I am working on a recalibration of the cepheid distance scale. In order to optimize the main sequence fitting that is done to calibrate the zero point of the P-L relation, it is necessary to know the difference in metallicity between the cluster being fitted and the Pleiades; a 0.1 dex difference in metallicity can result in an error of 0.1 mag in derived distance. I obtained 101 (each co-add of 3) high resolution, high S/N echelle spectra of 24 Galactic cepheids, including 15 of the cepheids in open clusters which have been used as primary calibrators of the P-L relation.
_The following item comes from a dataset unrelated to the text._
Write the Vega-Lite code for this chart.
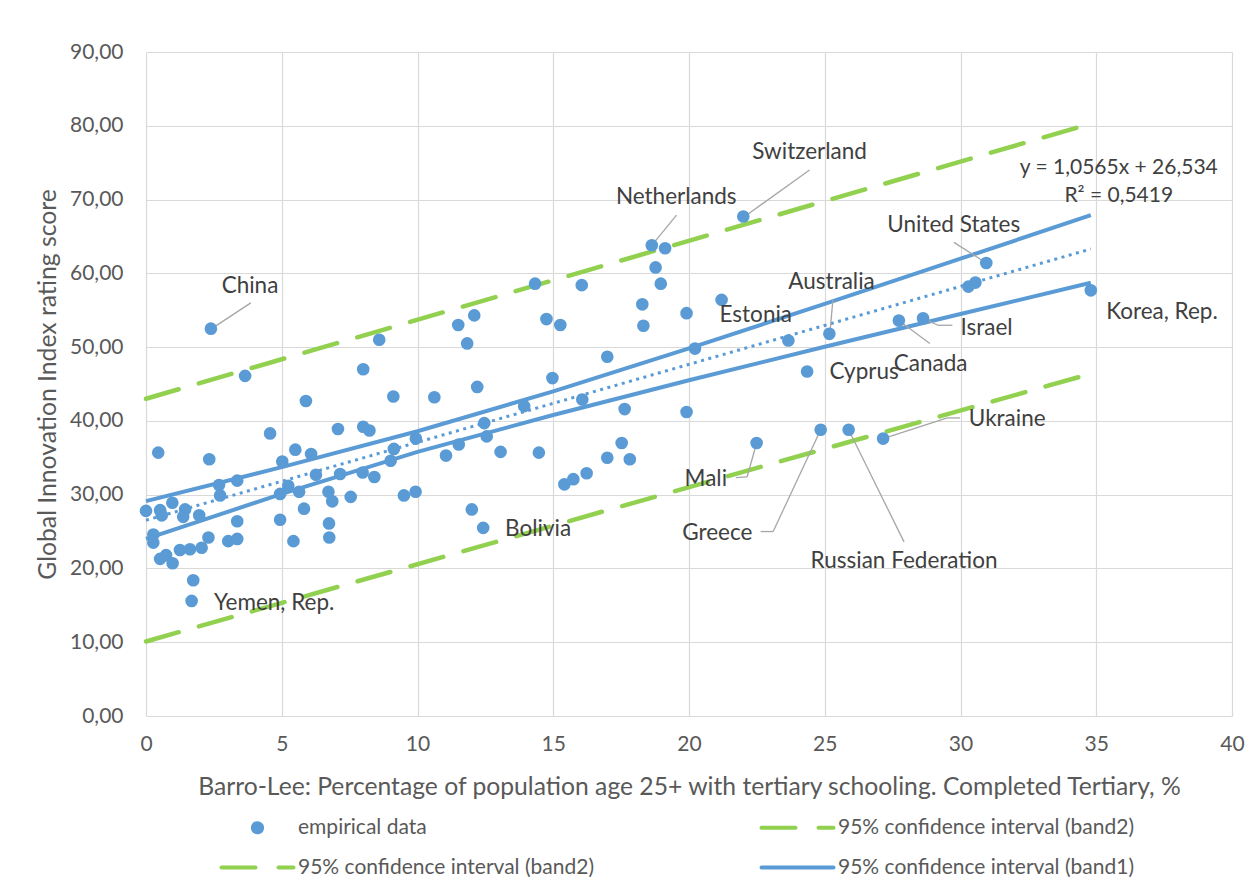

Constancy of [Fe/H] at different pulsational phases, and hence temperatures, is an indication that the spectroscopically derived temperature scale is consistent. Agreement among the abundances derived for 2 dwarfs in M 25 and U Sgr, a cepheid in the same cluster is a check the applicability of static, LTE, plane-parallel stellar atmosphere models to pulsating supergiants such as cepheids. I find a spread of 0.4 dex in [Fe/H] and a spread of 0.2 dex in [\alpha/Fe] among the cepheids. I have obtained new photometry of 9 of the clusters containing cepheids to derive new main sequence fitting distances. I have UBVJK photometry of NGC 6087 (S Nor), NGC 129 (DL Cas), NGC 7790 (CE Cas A and B and CF Cas), and M 25 (U Sgr), UBV photometry of NGC 5662 (V Cen), and JK photometry of Lynga 6 (TW Nor), C1814-191 (WZ Sgr) and Trumpler 35 (RU Sct). When the photometry is completed, I will be able to derive distances for all of these clusters relative to the Pleiades with higher precision than previously achievable. Initial results will be discussed.